Every business entity needs to have and enforce an appropriate document/data retention/destruction policy. The ever-increasing use of electronic information makes such a policy more important than ever, especially if subsequent litigation develops. The nature of that policy, vigilance of its enforcement, and suspension to avoid destruction of evidence may have significant implications in litigation when documents are not produced and charges of evidence spoliation are raised.
A document retention policy is simply a company's procedures for the preservation and non-preservation of information. This includes traditional records and documents, as well as documents or information stored in electronic or other formats, including e-mail, text messages and information stored on mobile devices – think Smart-phones, iPads and lap-top computers. Retention policies address the life cycle of a business' records on all computer devices from their creation, through storage and destruction. Our ever-changing mobile-data driven business models require a record retention policy that recognizes and meets these changes.
Retention policies should be custom-made to fit each business' needs. There is no one-size-fits-all plan. Policies vary from industry to industry and from company to company. State and federal laws may mandate the retention of certain documents. Companies doing business outside the United States must comply with foreign laws. Contractual relationships may also require the retention of certain documents.
Different kinds of documents must also be treated differently and have differing retention periods. For example, records concerning employee retirement plans must be maintained indefinitely, while e-mail may be disposed of more quickly. Last, but not least, a company must obviously retain the documents it needs to operate. All of these factors, and more, must be carefully evaluated in creating a business' retention policy.
Once a business no longer needs a document and its retention is not otherwise required, it should generally be destroyed.
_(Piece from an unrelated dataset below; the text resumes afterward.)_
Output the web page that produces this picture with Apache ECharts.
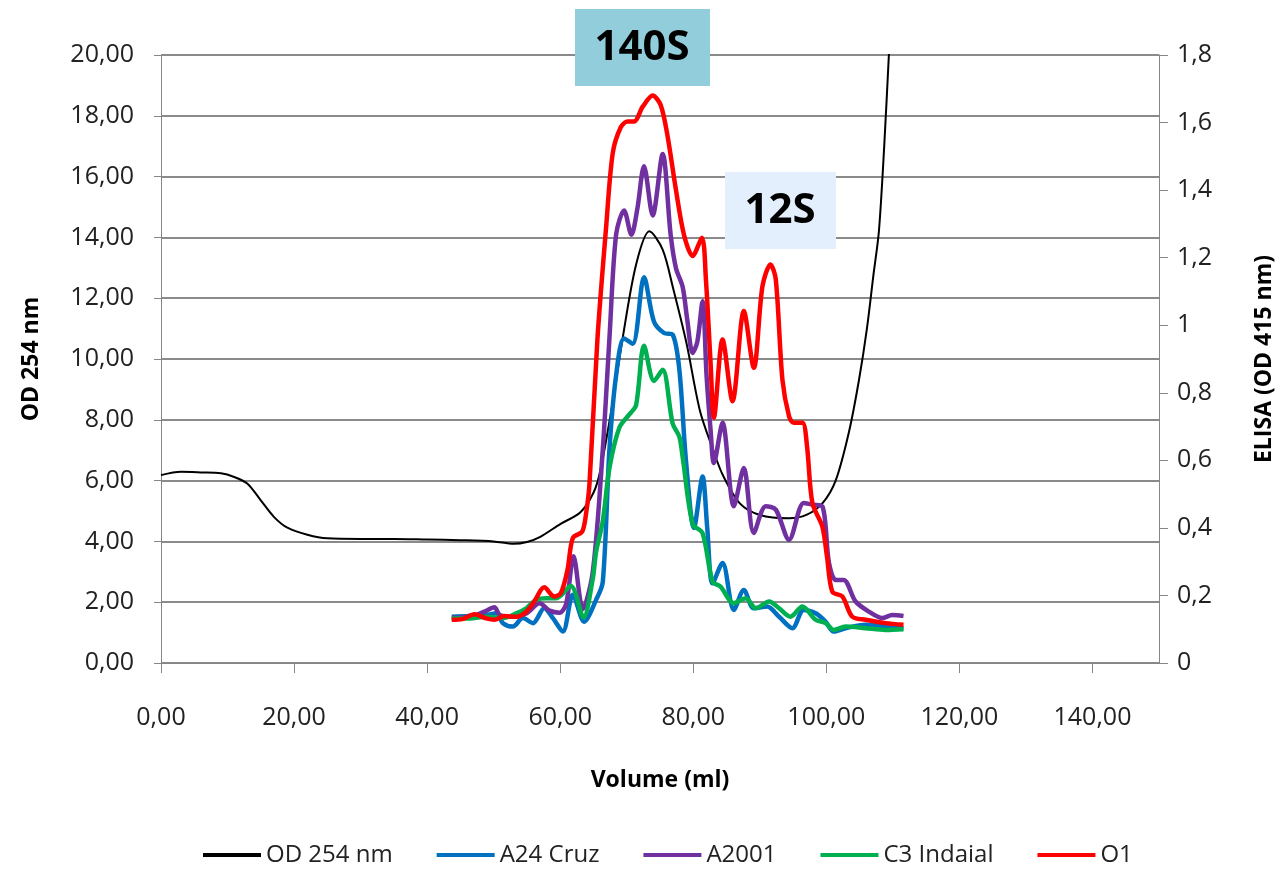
<!DOCTYPE html>
<html>
<head>
<meta charset="utf-8">
<script src="https://cdn.jsdelivr.net/npm/echarts@6/dist/echarts.min.js"></script>
<style>
  html, body { margin: 0; padding: 0; background: #fff; }
  #chart { width: 1284px; height: 869px; }
</style>
</head>
<body>
<div id="chart"></div>
<script>
// volume (ml) / value pairs
const od254 = [
  [0, 6.18], [3, 6.29], [6, 6.27], [9, 6.24], [11, 6.12], [13, 5.9], [15, 5.35], [17, 4.8],
  [19, 4.45], [22, 4.22], [25, 4.1], [30, 4.08], [35, 4.08], [40, 4.06], [45, 4.04], [50, 4.0],
  [53, 3.92], [55, 3.98], [57, 4.15], [60, 4.57], [63, 4.95], [65, 5.6], [66, 6.3], [67.6, 8.2],
  [69.4, 10.7], [71.4, 13.1], [73.4, 14.2], [75.4, 13.6], [77, 12.3], [79, 10.5], [81, 8.3],
  [83, 7.0], [84.4, 6.2], [87, 5.25], [90, 4.87], [94.4, 4.76], [97, 4.87], [99.4, 5.25],
  [101.4, 6.0], [103.4, 7.6], [104.9, 9.3], [106.1, 11], [107.1, 12.8], [107.9, 14.2],
  [108.7, 17], [109.4, 20], [110, 22.5]
]
const a24Cruz = [
  [43.7, 0.137], [46.4, 0.139], [48.9, 0.142], [50.4, 0.147], [51.4, 0.118], [52.9, 0.108],
  [54.4, 0.133], [55.9, 0.118], [57.6, 0.162], [58.9, 0.133], [60.4, 0.093], [61.9, 0.202],
  [63.6, 0.122], [65.4, 0.187], [66.4, 0.24], [67.4, 0.632], [68.4, 0.851], [69.6, 0.961],
  [70.9, 0.945], [72.6, 1.142], [74.1, 1.01], [75.6, 0.977], [76.9, 0.972], [77.9, 0.87],
  [78.9, 0.6], [80.1, 0.4], [81.4, 0.552], [82.1, 0.4], [82.9, 0.236], [84.4, 0.296],
  [86.1, 0.157], [87.6, 0.216], [89.1, 0.162], [91.1, 0.167], [92.9, 0.137], [94.9, 0.103],
  [96.6, 0.157], [98.4, 0.147], [99.9, 0.122], [101.1, 0.093], [102.9, 0.103], [105.9, 0.113],
  [108.9, 0.108], [111.6, 0.103]
]
const a2001 = [
  [43.7, 0.134], [46.4, 0.137], [48.6, 0.152], [50.1, 0.165], [50.9, 0.142], [52.4, 0.137],
  [54.9, 0.147], [56.9, 0.177], [58.4, 0.155], [59.9, 0.149], [60.9, 0.175], [62.0, 0.316],
  [63.4, 0.16], [64.9, 0.27], [66.4, 0.632], [67.4, 0.961], [68.4, 1.268], [69.6, 1.34],
  [70.7, 1.268], [71.6, 1.345], [72.6, 1.471], [73.9, 1.325], [75.4, 1.507], [76.6, 1.268],
  [77.4, 1.169], [78.4, 1.114], [79.1, 1.016], [79.9, 0.918], [80.6, 0.95], [81.4, 1.071],
  [82.0, 0.85], [82.6, 0.691], [83.1, 0.592], [84.4, 0.711], [86.1, 0.464], [87.6, 0.577],
  [89.1, 0.385], [90.9, 0.464], [92.4, 0.454], [94.4, 0.365], [96.6, 0.474], [97.9, 0.469],
  [99.4, 0.464], [100.4, 0.296], [101.4, 0.246], [102.6, 0.246], [104.4, 0.182],
  [106.4, 0.152], [108.4, 0.133], [109.9, 0.142], [111.6, 0.139]
]
const c3Indaial = [
  [43.7, 0.132], [46.4, 0.132], [48.9, 0.137], [51.4, 0.133], [53.4, 0.147], [54.9, 0.162],
  [56.4, 0.187], [57.9, 0.192], [59.4, 0.192], [61.6, 0.228], [63.5, 0.135], [64.9, 0.25],
  [65.4, 0.33], [66.4, 0.42], [67.4, 0.577], [68.9, 0.697], [70.4, 0.736], [71.4, 0.763],
  [72.6, 0.939], [74.1, 0.835], [75.4, 0.868], [76.9, 0.709], [77.9, 0.67], [78.4, 0.61],
  [79.9, 0.412], [81.4, 0.384], [82.9, 0.241], [84.1, 0.226], [86.1, 0.177], [87.9, 0.192],
  [89.4, 0.162], [91.4, 0.182], [92.9, 0.162], [94.6, 0.137], [96.4, 0.167], [98.4, 0.128],
  [99.9, 0.118], [101.1, 0.098], [102.9, 0.108], [105.9, 0.103], [108.9, 0.098], [111.6, 0.1]
]
const o1 = [
  [43.7, 0.128], [45.3, 0.13], [47.1, 0.144], [48.9, 0.132], [50.1, 0.128], [51.6, 0.139],
  [53.4, 0.137], [54.9, 0.152], [56.1, 0.182], [57.6, 0.224], [59.1, 0.197], [60.1, 0.207],
  [61.1, 0.276], [61.9, 0.37], [63.3, 0.389], [63.9, 0.444], [64.4, 0.53], [65.6, 0.96],
  [66.9, 1.29], [67.9, 1.51], [69.1, 1.586], [70.1, 1.603], [71.1, 1.603], [72.4, 1.647],
  [73.9, 1.68], [75.1, 1.652], [76.1, 1.564], [77.4, 1.40], [78.6, 1.268], [79.9, 1.205],
  [81.3, 1.259], [81.9, 1.136], [82.6, 0.889], [83.1, 0.726], [84.4, 0.958], [85.9, 0.775],
  [87.6, 1.042], [89.1, 0.874], [90.4, 1.116], [91.6, 1.18], [92.4, 1.136], [93.4, 0.839],
  [94.4, 0.73], [95.1, 0.711], [96.4, 0.711], [97.1, 0.641], [97.9, 0.474], [99.4, 0.404],
  [100.1, 0.315], [100.9, 0.211], [102.4, 0.197], [103.9, 0.137], [105.9, 0.128],
  [108.9, 0.118], [111.6, 0.113]
]
const xTicks = [0, 20, 40, 60, 80, 100, 120, 140]
const seriesNames = ['OD 254 nm', 'A24 Cruz', 'A2001', 'C3 Indaial', 'O1']

const font = "'Open Sans', 'Noto Sans', sans-serif"
const axisGray = '#868686'

const chart = echarts.init(document.getElementById('chart'), null, { renderer: 'canvas' })

const lineSeries = (name, data, color, width, yIdx) => ({
  name: name,
  type: 'line',
  yAxisIndex: yIdx,
  data: data,
  symbol: 'none',
  smooth: 0.3,
  lineStyle: { color: color, width: width },
  itemStyle: { color: color }
})

chart.setOption({
  animation: false,
  backgroundColor: '#fff',
  textStyle: { fontFamily: font },
  grid: { left: 161, right: 123, top: 55, bottom: 206 },
  legend: {
    data: seriesNames,
    left: 198,
    top: 838,
    icon: 'rect',
    itemWidth: 58,
    itemHeight: 4,
    itemGap: 44,
    textStyle: { fontSize: 24, color: '#222', fontFamily: font }
  },
  xAxis: {
    type: 'value',
    min: 0,
    max: 150,
    interval: 20,
    name: 'Volume (ml)',
    nameLocation: 'middle',
    nameGap: 106,
    nameTextStyle: { fontSize: 23, fontWeight: 'bold', color: '#000' },
    axisLine: { lineStyle: { color: axisGray, width: 1 } },
    axisTick: { show: true, length: 10, customValues: xTicks, lineStyle: { color: axisGray } },
    axisLabel: {
      customValues: xTicks,
      fontSize: 25, color: '#222', margin: 42,
      formatter: v => v.toFixed(2).replace('.', ',')
    },
    splitLine: { show: false }
  },
  yAxis: [
    {
      type: 'value',
      min: 0,
      max: 20,
      interval: 2,
      name: 'OD 254 nm',
      nameLocation: 'middle',
      nameRotate: 90,
      nameGap: 118,
      nameTextStyle: { fontSize: 23, fontWeight: 'bold', color: '#000' },
      axisLine: { show: true, lineStyle: { color: axisGray, width: 1 } },
      axisTick: { show: true, length: 7, lineStyle: { color: axisGray } },
      axisLabel: {
        fontSize: 25, color: '#222', margin: 27,
        formatter: v => v.toFixed(2).replace('.', ',')
      },
      splitLine: { show: true, lineStyle: { color: '#8a8a8a', width: 2 } }
    },
    {
      type: 'value',
      position: 'right',
      min: 0,
      max: 1.8,
      interval: 0.2,
      name: 'ELISA (OD 415 nm)',
      nameLocation: 'middle',
      nameRotate: 90,
      nameGap: 94,
      nameTextStyle: { fontSize: 23, fontWeight: 'bold', color: '#000' },
      axisLine: { show: true, lineStyle: { color: axisGray, width: 1 } },
      axisTick: { show: true, length: 9, lineStyle: { color: axisGray } },
      axisLabel: {
        fontSize: 25, color: '#222', margin: 18,
        formatter: v => String(Math.round(v * 10) / 10).replace('.', ',')
      },
      splitLine: { show: false }
    }
  ],
  series: [
    lineSeries(seriesNames[0], od254, '#000000', 2, 0),
    lineSeries(seriesNames[1], a24Cruz, '#0070C0', 4.5, 1),
    lineSeries(seriesNames[2], a2001, '#7030A0', 4.5, 1),
    lineSeries(seriesNames[3], c3Indaial, '#00B050', 4.5, 1),
    lineSeries(seriesNames[4], o1, '#FF0000', 4.5, 1)
  ],
  graphic: [
    {
      type: 'rect', left: 575, top: 9, z: 100,
      shape: { width: 135, height: 77 },
      style: { fill: '#92CDDC' }
    },
    {
      type: 'text', x: 642, y: 48, z: 101,
      style: {
        text: '140S', fill: '#000', font: "bold 42px 'Open Sans', sans-serif",
        textAlign: 'center', textVerticalAlign: 'middle'
      }
    },
    {
      type: 'rect', left: 725, top: 172, z: 100,
      shape: { width: 111, height: 77 },
      style: { fill: '#E3EFFC' }
    },
    {
      type: 'text', x: 780, y: 211, z: 101,
      style: {
        text: '12S', fill: '#000', font: "bold 42px 'Open Sans', sans-serif",
        textAlign: 'center', textVerticalAlign: 'middle'
      }
    }
  ]
})
</script>
</body>
</html>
It is permissible to destroy documents, including deleting computer files and shredding documents, unless at the time of the destruction there was a duty to preserve them. Retaining such documents is a needless expense and liability exposure if .
Document retention policy can be critical in positioning a business to effectively and efficiently defend against future lawsuits. In litigation, this may benefit a company in several ways. First, a retention policy allows a business to justifiably dispose of unneeded documents while retaining and managing only necessary documents.
A retention policy also helps to hold down litigation costs. In litigation, if one party makes a discovery request for certain documents, the other party has a duty to conduct a diligent search for documents in its custody that may be responsive to the request. The more documents there are, the more time consuming and costly the search and production. Imagine the expense of having attorneys comb through filing cabinets full of documents and tens of thousands of e-mail that were needlessly kept. In a recent case, a business sought protection from the court to avoid having to do so. The court denied the request, stating that the company chose to store the information, and it would have to bear the cost of producing it.
The following is an example of the basic steps needed to create and implement an effective document retention policy:
Inventory all documents generated or received by the business.
Survey all laws, regulations, or other requirements mandating retention of documents.
Evaluate business needs for document retention and the cost of retention
Categorize documents into compliance groups.
Evaluate potential impact of retention or non-retention on future litigation.
Create a written retention policy taking into account the foregoing considerations.
Implement the policy.
Periodically audit compliance.
Periodically evaluate and update the policy.
A well-designed policy must also require the cessation of document destruction upon notice of a pending lawsuit or governmental investigation. As the Andersen investigation illustrates, failure to do so can have serious consequences. Destroying documents with notice of a pending governmental investigation may give rise to criminal liability. In civil litigation, such destruction can give rise to arguments that harmful evidence was intentionally destroyed. If a court believes documents were intentionally destroyed when an investigation or the litigation was anticipated, it may instruct the jury to presume the worst about the content of those documents (see California Forms of Standard Jury Instructions, BAJI 2.03). Thus, a completely harmless memorandum could become a "smoking gun." A court may also sanction a party for abuse of the discovery process for destroying documents with notice of potential litigation (California Code of Civil Procedure § 2023). These sanctions may include ordering that the party pay fines or attorneys' fees, ordering that certain facts are deemed admitted, and even entry of judgment against the offending party. Attorneys participating in destruction of evidence are also subject to discipline by the state bar.